В субботу в Санкт-Петербурге в Европейском университете состоялось вручение независимой литературной премии имени Андрея Белого, существующей с 1978 года. Один рубль, бутылку водки и яблоко получили Мария Степанова за книгу стихов "Физиология и малая история", концептуалист-"медгерменевтик" Юрий Лейдерман за сборник прозы "Олор", социолог, переводчик, эссеист Борис Дубин за труды "Интеллектуальные группы и символические формы" и "На полях письма". "За особые заслуги" наградили критика и романиста Вячеслава Курицына.
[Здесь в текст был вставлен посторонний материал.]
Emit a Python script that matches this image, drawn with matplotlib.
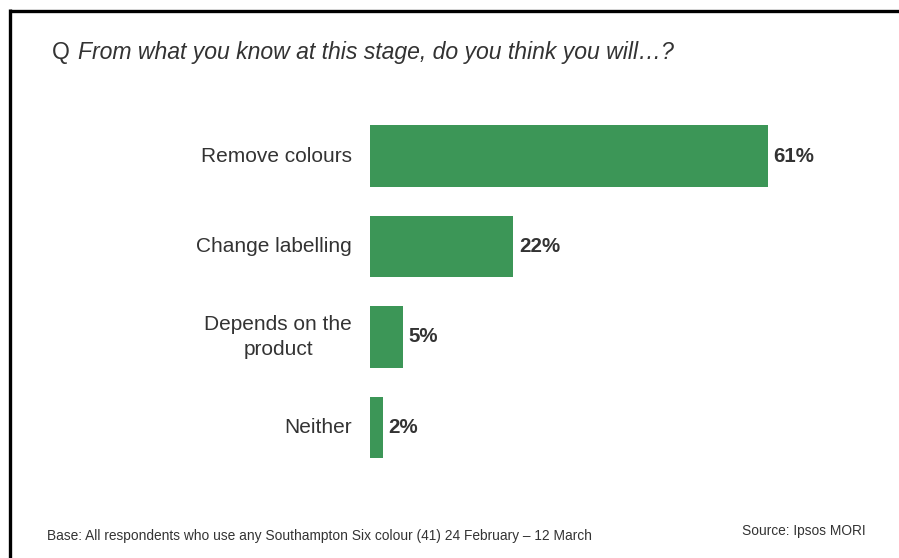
import matplotlib.pyplot as plt
from matplotlib.lines import Line2D

plt.rcParams['font.family'] = ['Liberation Sans', 'DejaVu Sans']

# Survey answers and shares (%)
categories = ['Remove colours', 'Change labelling', 'Depends on the\nproduct', 'Neither']
shares = [61, 22, 5, 2]

question_prefix = 'Q'
question = 'From what you know at this stage, do you think you will\u2026?'
base_note = 'Base: All respondents who use any Southampton Six colour (41) 24 February \u2013 12 March'
source_note = 'Source: Ipsos MORI'

W, H = 899, 558
BAR_GREEN = '#3C9657'
TEXT_DARK = '#333333'

fig = plt.figure(figsize=(W / 100, H / 100), dpi=100)

# axes placed in pixel terms: left edge of bars at x=370, rows 110..473 px from top
ax_left, ax_right = 370, 370 + 6.52 * 70
ax_top, ax_bottom = 110.75, 472.75
ax = fig.add_axes([ax_left / W, 1 - ax_bottom / H,
                   (ax_right - ax_left) / W, (ax_bottom - ax_top) / H])

ypos = list(range(len(categories)))
ax.barh(ypos, shares, height=0.685, color=BAR_GREEN, edgecolor='none')
ax.set_xlim(0, 70)
ax.set_ylim(len(categories) - 0.5, -0.5)
ax.axis('off')

for y, v, cat in zip(ypos, shares, categories):
    ax.annotate(f'{v}%', xy=(v, y), xytext=(4, 0), textcoords='offset points',
                ha='left', va='center', fontsize=14.8, fontweight='bold', color=TEXT_DARK)
    ax.annotate(cat, xy=(0, y), xytext=(-13, 0), textcoords='offset points',
                ha='right', va='center', multialignment='center',
                fontsize=15, color=TEXT_DARK, linespacing=1.38)

# question header
fig.text(52 / W, 1 - 52 / H, question_prefix, fontsize=16.6, color=TEXT_DARK, va='center')
fig.text(78 / W, 1 - 52 / H, question, fontsize=16.6, style='italic', color=TEXT_DARK, va='center')

# footnotes
fig.text(47 / W, 1 - 536 / H, base_note, fontsize=9.9, color=TEXT_DARK, va='center')
fig.text(866 / W, 1 - 531 / H, source_note, fontsize=9.9, color=TEXT_DARK, va='center', ha='right')

# black frame along the top and left side
fig.add_artist(Line2D([9.5 / W, 1.0], [1 - 10.5 / H, 1 - 10.5 / H], color='black', lw=2.4,
                      solid_capstyle='butt', transform=fig.transFigure))
fig.add_artist(Line2D([9.5 / W, 9.5 / W], [1 - 9.3 / H, 0.0], color='black', lw=2.4,
                      solid_capstyle='butt', transform=fig.transFigure))

fig.savefig('out.png', dpi=100)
Формулировки, за что именно имярек удостоился премии, традиционно витиеваты и патетичны. Марию Степанову наградили, среди прочего, "за физиологически плотное ощущение времени", Юрия Лейдермана — "за бескорыстность возвышенной речи", Бориса Дубина — "за неустанную борьбу с провинциализмом в русской культуре". Доля самоиронии в этих образцах непростого жанра славословия, несомненно, присутствует, но пафос перебивает ее. Заглянув в свой диплом, Вячеслав Курицын захихикал, по мере чтения его смех нарастал, но огласить вслух формулу собственных заслуг он наотрез отказался.
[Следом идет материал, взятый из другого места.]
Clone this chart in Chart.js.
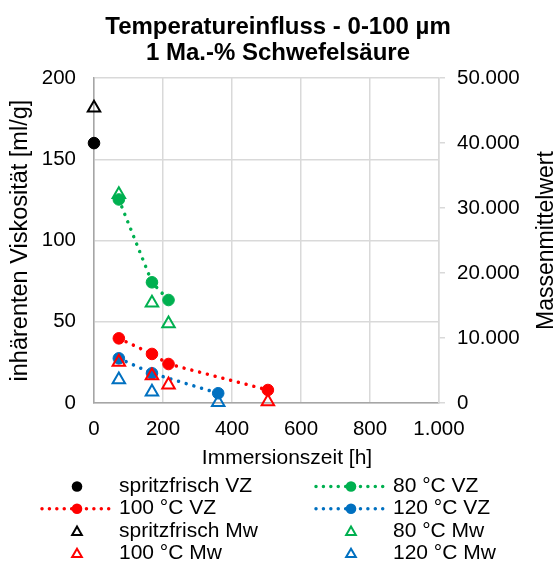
<!DOCTYPE html>
<html>
<head>
<meta charset="utf-8">
<script src="https://cdn.jsdelivr.net/npm/chart.js@4.4.1/dist/chart.umd.min.js"></script>
<style>
  html, body { margin: 0; padding: 0; background: #ffffff; }
  #c { display: block; }
</style>
</head>
<body>
<canvas id="c" width="556" height="564"></canvas>
<script>
// ---------- data ----------
const titleLines = ['Temperatureinfluss - 0-100 µm', '1 Ma.-% Schwefelsäure'];
const xTitle = 'Immersionszeit [h]';
const yTitle = 'inhärenten Viskosität [ml/g]';
const y2Title = 'Massenmittelwert';

const xTicks = [0, 200, 400, 600, 800, 1000];
const yTicks = [0, 50, 100, 150, 200];
const y2Ticks = [0, 10000, 20000, 30000, 40000, 50000];

const hoursFresh = [0];
const vzFresh = [160];
const mwFresh = [45400];

const hours80 = [72, 168, 216];
const vz80 = [125.3, 74.3, 63.4];
const mw80 = [32100, 15400, 12200];

const hours100 = [72, 168, 216, 504];
const vz100 = [39.8, 30.2, 24.0, 8.0];
const mw100 = [6300, 4200, 2800, 200];

const hours120 = [72, 168, 360];
const vz120 = [27.5, 18.3, 6.0];
const mw120 = [3600, 1700, 100];

const labels = ['spritzfrisch VZ', '80 °C VZ', '100 °C VZ', '120 °C VZ',
                'spritzfrisch Mw', '80 °C Mw', '100 °C Mw', '120 °C Mw'];

// ---------- styling ----------
const FONT = '"Liberation Sans", Arial, Helvetica, sans-serif';
const BLACK = '#000000', GREEN = '#00b050', RED = '#ff0000', BLUE = '#0070c0';
const GRID = '#d9d9d9', AXIS = '#a6a6a6';
const DOT_DASH = [0.01, 8];

function pts(xs, ys) { return xs.map((x, i) => ({ x: x, y: ys[i] })); }
function fmtDE(v) { return String(v).replace(/\B(?=(\d{3})+(?!\d))/g, '.'); }

function vzSet(label, xs, ys, color, line) {
  return {
    label: label, data: pts(xs, ys), yAxisID: 'y', order: 2,
    showLine: line, borderColor: color, backgroundColor: color,
    borderWidth: 3.5, borderDash: DOT_DASH, borderCapStyle: 'round',
    pointStyle: 'circle', pointRadius: 5.8, pointBorderWidth: 1,
    pointBackgroundColor: color, pointBorderColor: color,
    pointHoverRadius: 5.8, clip: false, tension: 0
  };
}
function mwSet(label, xs, ys, color) {
  return {
    label: label, data: pts(xs, ys), yAxisID: 'y2', order: 1,
    showLine: false, borderColor: color, backgroundColor: 'rgba(0,0,0,0)',
    pointStyle: 'triangle', pointRadius: 7.2, pointBorderWidth: 2,
    pointBackgroundColor: 'rgba(0,0,0,0)', pointBorderColor: color,
    pointHoverRadius: 7.2, clip: false
  };
}

const datasets = [
  vzSet(labels[0], hoursFresh, vzFresh, BLACK, false),
  vzSet(labels[1], hours80, vz80, GREEN, true),
  vzSet(labels[2], hours100, vz100, RED, true),
  vzSet(labels[3], hours120, vz120, BLUE, true),
  mwSet(labels[4], hoursFresh, mwFresh, BLACK),
  mwSet(labels[5], hours80, mw80, GREEN),
  mwSet(labels[6], hours100, mw100, RED),
  mwSet(labels[7], hours120, mw120, BLUE)
];

// custom legend (two columns, Excel-like), x title and right axis title placed like Excel
const excelLegend = {
  id: 'excelLegend',
  afterDraw(chart) {
    const ctx = chart.ctx;
    const colMarker = [77, 351];
    const rowY0 = 486.5, rowStep = 22.2;
    ctx.save();
    chart.data.datasets.forEach((ds, i) => {
      const col = i % 2, row = Math.floor(i / 2);
      const mx = colMarker[col], my = rowY0 + row * rowStep;
      const color = ds.pointBorderColor;
      if (ds.showLine) {
        ctx.save();
        ctx.strokeStyle = color;
        ctx.lineWidth = 3.5;
        ctx.lineCap = 'round';
        ctx.setLineDash([0.01, 7.4]);
        ctx.beginPath();
        ctx.moveTo(mx - 35, my);
        ctx.lineTo(mx + 35, my);
        ctx.stroke();
        ctx.restore();
      }
      ctx.setLineDash([]);
      if (ds.pointStyle === 'circle') {
        ctx.fillStyle = color;
        ctx.beginPath();
        ctx.arc(mx, my, 5.3, 0, Math.PI * 2);
        ctx.fill();
      } else {
        const r = 5.6;
        ctx.strokeStyle = color;
        ctx.lineWidth = 2;
        ctx.beginPath();
        const cy = my + 1.2;
        ctx.moveTo(mx, cy - r);
        ctx.lineTo(mx + 0.866 * r, cy + 0.5 * r);
        ctx.lineTo(mx - 0.866 * r, cy + 0.5 * r);
        ctx.closePath();
        ctx.stroke();
      }
      ctx.fillStyle = BLACK;
      ctx.font = '21px ' + FONT;
      ctx.textAlign = 'left';
      ctx.textBaseline = 'middle';
      ctx.fillText(ds.label, mx + 42, my);
    });
    // x axis title (Excel places it slightly right of the plot centre)
    ctx.fillStyle = BLACK;
    ctx.font = '21px ' + FONT;
    ctx.textAlign = 'center';
    ctx.textBaseline = 'middle';
    ctx.fillText(xTitle, 287, 458.6);
    // right axis title (reads bottom-to-top)
    const ca = chart.chartArea;
    ctx.translate(546.5, (ca.top + ca.bottom) / 2);
    ctx.rotate(-Math.PI / 2);
    ctx.font = '23px ' + FONT;
    ctx.fillText(y2Title, 0, 0);
    ctx.restore();
  }
};

const tickFont = { family: FONT, size: 20.5 };

new Chart(document.getElementById('c'), {
  type: 'scatter',
  data: { datasets: datasets },
  plugins: [excelLegend],
  options: {
    responsive: false,
    animation: false,
    devicePixelRatio: 1,
    layout: { padding: { left: 0, right: 0, top: 0, bottom: 91 } },
    plugins: {
      legend: { display: false },
      tooltip: { enabled: false },
      title: {
        display: true,
        text: titleLines,
        color: BLACK,
        font: { family: FONT, size: 24, weight: 'bold', lineHeight: 1.065 },
        padding: { top: 15, bottom: 12 }
      }
    },
    scales: {
      x: {
        type: 'linear', position: 'bottom', min: 0, max: 1000,
        afterBuildTicks: s => { s.ticks = xTicks.map(v => ({ value: v })); },
        afterFit: s => { s.height = 70; },
        ticks: { color: BLACK, font: tickFont, padding: 14.4, autoSkip: false, maxRotation: 0,
                 callback: v => fmtDE(v) },
        grid: { color: GRID, lineWidth: 1.5, drawTicks: false },
        border: { color: AXIS, width: 1.5 },
        title: { display: false }
      },
      y: {
        type: 'linear', position: 'left', min: 0, max: 200,
        afterBuildTicks: s => { s.ticks = yTicks.map(v => ({ value: v })); },
        afterFit: s => { s.width = 94; },
        ticks: { color: BLACK, font: tickFont, padding: 18, callback: v => fmtDE(v) },
        grid: { color: GRID, lineWidth: 1.5, drawTicks: false },
        border: { color: AXIS, width: 1.5 },
        title: { display: true, text: yTitle, color: BLACK,
                 font: { family: FONT, size: 23.5, lineHeight: 1.2 }, padding: { top: 6.4, bottom: 0 } }
      },
      y2: {
        type: 'linear', position: 'right', min: 0, max: 50000,
        afterBuildTicks: s => { s.ticks = y2Ticks.map(v => ({ value: v })); },
        afterFit: s => { s.width = 117; },
        ticks: { color: BLACK, font: tickFont, padding: 12, callback: v => fmtDE(v) },
        grid: { drawOnChartArea: false, drawTicks: true, tickLength: 6, tickColor: GRID,
                tickWidth: 1.5, color: GRID, lineWidth: 1.5 },
        border: { color: GRID, width: 1.5 }
      }
    }
  }
});
</script>
</body>
</html>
На первый взгляд, лауреаты — тишайшие люди. Но представлявшие их коллеги, рассказывая о милых пустяках, помимо своей воли представляли героев вечера какими-то полурыцарями, полудраконами литературы. Литературовед Всеволод Багно, например, вспомнил, как ездил с господином Дубиным, названным им "Борхесом сегодня", в Гранаду. Все время их пребывания там будущий лауреат, не отрываясь, читал книги: так и уехал, Альгамбру не увидев.
Но о чем бы ни говорили ораторы, все они словно пытались объяснить самим себе, какого же рода литературе вручается эта премия. До перестройки все было понятно: "второй", "подпольной", словесности. А теперь? "Интеллектуальной", "формалистической", "инновационной"? Это последнее слово, явно заразившись им от Владимира Путина, употреблял господин Курицын. По его словам, "сейчас инновации делают люди, слабо умеющие читать". Наконец, достроив свою "башню из слоновой кости", он вдруг обнаружил, что у чистой литературы не осталось ни предмета, ни энергии.
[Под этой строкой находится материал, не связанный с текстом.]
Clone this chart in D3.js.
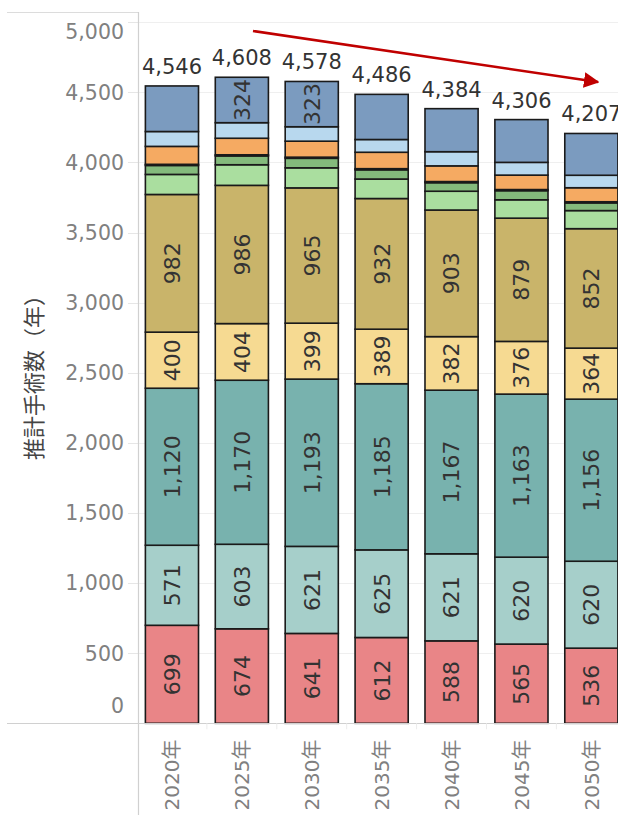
<!DOCTYPE html>
<html><head><meta charset="utf-8">
<script src="https://cdn.jsdelivr.net/npm/d3@7"></script>
<style>
html,body{margin:0;padding:0;background:#fff;}
svg{display:block;font-family:"DejaVu Sans","Noto Sans CJK JP",sans-serif;}
</style></head>
<body><svg id="chart" width="618" height="815"></svg>
<script>
// ---- data ----
const years = ["2020年","2025年","2030年","2035年","2040年","2045年","2050年"];
const totals = [4546, 4608, 4578, 4486, 4384, 4306, 4207];
// stacked series, bottom to top
const seriesRed        = [699, 674, 641, 612, 588, 565, 536];
const seriesLightTeal  = [571, 603, 621, 625, 621, 620, 620];
const seriesTeal       = [1120, 1170, 1193, 1185, 1167, 1163, 1156];
const seriesYellow     = [400, 404, 399, 389, 382, 376, 364];
const seriesKhaki      = [982, 986, 965, 932, 903, 879, 852];
const seriesLightGreen = [143, 147, 143, 139, 134, 131, 129];
const seriesGreen      = [64, 63, 68, 66, 61, 65, 55];
const seriesLightOrange= [8, 8, 8, 8, 8, 8, 8];
const seriesOrange     = [128, 118, 114, 117, 112, 103, 100];
const seriesLightBlue  = [106, 111, 103, 91, 101, 91, 89];
const seriesBlue       = [325, 324, 323, 322, 307, 305, 298];
const blueLabelShown   = [false, true, true, false, false, false, false];
const yTicks = [0, 500, 1000, 1500, 2000, 2500, 3000, 3500, 4000, 4500, 5000];
const yTitle = "推計手術数（年）";

const series = [
  {key:"red", values:seriesRed, color:"#E98587", label:true},
  {key:"lightTeal", values:seriesLightTeal, color:"#A6CFCA", label:true},
  {key:"teal", values:seriesTeal, color:"#78B2AE", label:true},
  {key:"yellow", values:seriesYellow, color:"#F6DA92", label:true},
  {key:"khaki", values:seriesKhaki, color:"#C9B46A", label:true},
  {key:"lightGreen", values:seriesLightGreen, color:"#AADE9F", label:false},
  {key:"green", values:seriesGreen, color:"#84BA7C", label:false},
  {key:"lightOrange", values:seriesLightOrange, color:"#FFCE9E", label:false},
  {key:"orange", values:seriesOrange, color:"#F5AA62", label:false},
  {key:"lightBlue", values:seriesLightBlue, color:"#B8D8EE", label:false},
  {key:"blue", values:seriesBlue, color:"#7B9BBF", label:blueLabelShown}
];

const table = years.map((y,i)=>{
  const row = {year:y};
  series.forEach(s=>row[s.key]=s.values[i]);
  return row;
});

const svg = d3.select("#chart");
const W = 618, H = 815;
const plotLeft = 138, plotBottom = 723.3;

const x = d3.scaleBand().domain(years).range([137, 626.3]).paddingInner(0.24).paddingOuter(0.12);
const y = d3.scaleLinear().domain([0, 5000]).range([plotBottom, plotBottom - 701]);

// frame lines
svg.append("line").attr("x1",7).attr("x2",plotLeft).attr("y1",12.5).attr("y2",12.5)
  .attr("stroke","#dcdcdc").attr("stroke-width",1);

// gridlines
svg.append("g").selectAll("line").data(yTicks.filter(d=>d>0)).join("line")
  .attr("x1",plotLeft).attr("x2",W)
  .attr("y1",d=>Math.round(y(d))+0.5).attr("y2",d=>Math.round(y(d))+0.5)
  .attr("stroke","#efefef").attr("stroke-width",1);
// small tick marks
svg.append("g").selectAll("line").data(yTicks).join("line")
  .attr("x1",128).attr("x2",plotLeft)
  .attr("y1",d=>Math.round(y(d))+0.5).attr("y2",d=>Math.round(y(d))+0.5)
  .attr("stroke","#e6e6e6").attr("stroke-width",1);

// y tick labels (edge labels nudged inside like the original)
svg.append("g").selectAll("text").data(yTicks).join("text")
  .attr("x",124)
  .attr("y",d=> y(d) + (d===0 ? -18 : d===5000 ? 9 : 0))
  .attr("dy","0.36em")
  .attr("text-anchor","end")
  .attr("font-size",20.5)
  .attr("fill","#808080")
  .text(d=>d3.format(",")(d));

// y title
svg.append("text")
  .attr("transform","translate(42,372) rotate(-90)")
  .attr("text-anchor","middle")
  .attr("font-family","'Noto Sans CJK JP',sans-serif")
  .attr("font-size",22)
  .attr("fill","#444")
  .text(yTitle);

// stacks
const stack = d3.stack().keys(series.map(s=>s.key));
const stacked = stack(table);

const gBars = svg.append("g");
stacked.forEach((layer, li)=>{
  const s = series[li];
  gBars.append("g").selectAll("rect").data(layer).join("rect")
    .attr("x", d=>x(d.data.year))
    .attr("width", x.bandwidth())
    .attr("y", d=>y(d[1]))
    .attr("height", d=>y(d[0]) - y(d[1]))
    .attr("fill", s.color)
    .attr("stroke", "#1a1a1a")
    .attr("stroke-width", 1.6);
});

// in-bar labels
stacked.forEach((layer, li)=>{
  const s = series[li];
  const shown = layer.filter((d,i)=> Array.isArray(s.label) ? s.label[i] : s.label);
  gBars.append("g").selectAll("text").data(shown).join("text")
    .attr("transform", d=>`translate(${x(d.data.year)+x.bandwidth()/2},${(y(d[0])+y(d[1]))/2}) rotate(-90)`)
    .attr("text-anchor","middle")
    .attr("dy","0.36em")
    .attr("font-size",22)
    .attr("fill","#333")
    .text(d=>d3.format(",")(d[1]-d[0]));
});

// totals
svg.append("g").selectAll("text").data(years).join("text")
  .attr("x", (d)=>x(d)+x.bandwidth()/2)
  .attr("y", (d,i)=>y(totals[i]) - 12)
  .attr("text-anchor","middle")
  .attr("font-size",21)
  .attr("fill","#333")
  .text((d,i)=>d3.format(",")(totals[i]));

// axis lines
svg.append("line").attr("x1",7).attr("x2",W).attr("y1",Math.round(plotBottom)+0.5).attr("y2",Math.round(plotBottom)+0.5)
  .attr("stroke","#d0d0d0").attr("stroke-width",1.2);
svg.append("line").attr("x1",plotLeft+0.5).attr("x2",plotLeft+0.5).attr("y1",12).attr("y2",H)
  .attr("stroke","#d0d0d0").attr("stroke-width",1.2);

// x separators
svg.append("g").selectAll("line").data(years.slice(1)).join("line")
  .attr("x1",d=>x(d)-x.step()*x.paddingInner()/2).attr("x2",d=>x(d)-x.step()*x.paddingInner()/2)
  .attr("y1",plotBottom).attr("y2",plotBottom+6)
  .attr("stroke","#ececec");

// x labels
svg.append("g").selectAll("text").data(years).join("text")
  .attr("transform", d=>`translate(${x(d)+x.bandwidth()/2},${775}) rotate(-90)`)
  .attr("text-anchor","middle")
  .attr("dy","0.36em")
  .attr("font-size",20)
  .attr("fill","#808080")
  .text(d=>d);

// trend arrow
const defs = svg.append("defs");
defs.append("marker").attr("id","ah").attr("viewBox","0 0 10 10")
  .attr("refX",9).attr("refY",5).attr("markerWidth",6).attr("markerHeight",6)
  .attr("markerUnits","strokeWidth").attr("orient","auto")
  .append("path").attr("d","M0,0 L10,5 L0,10 Z").attr("fill","#C00000");
svg.append("line").attr("x1",253).attr("y1",31).attr("x2",598).attr("y2",82)
  .attr("stroke","#C00000").attr("stroke-width",2.6).attr("marker-end","url(#ah)");
</script></body></html>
Борис Дубин мечтает об идеальном модерне, который в России несколько раз начинался, но так и не был "прожит". Юрию Лейдерману собственные тексты симпатичны, поскольку это "бесцельная, бессмысленная литература, написанная даже не машиной, а конфигурацией неких машин". Александр Скидан, поделив всех писателей на "Набоковых и Кафков", отдал предпочтение "Кафкам", создающим одновременно с текстами и читателей этих текстов. Если утрировать, получится, что идеальный лауреат — полуграмотная машина по производству читателей. Образ, столь же пугающе красивый, как и созданный госпожой Степановой образ всей мировой поэзии, умирающей с каждым умирающим поэтом, не выдержав собственной тяжести, ранее переложенной на его плечи.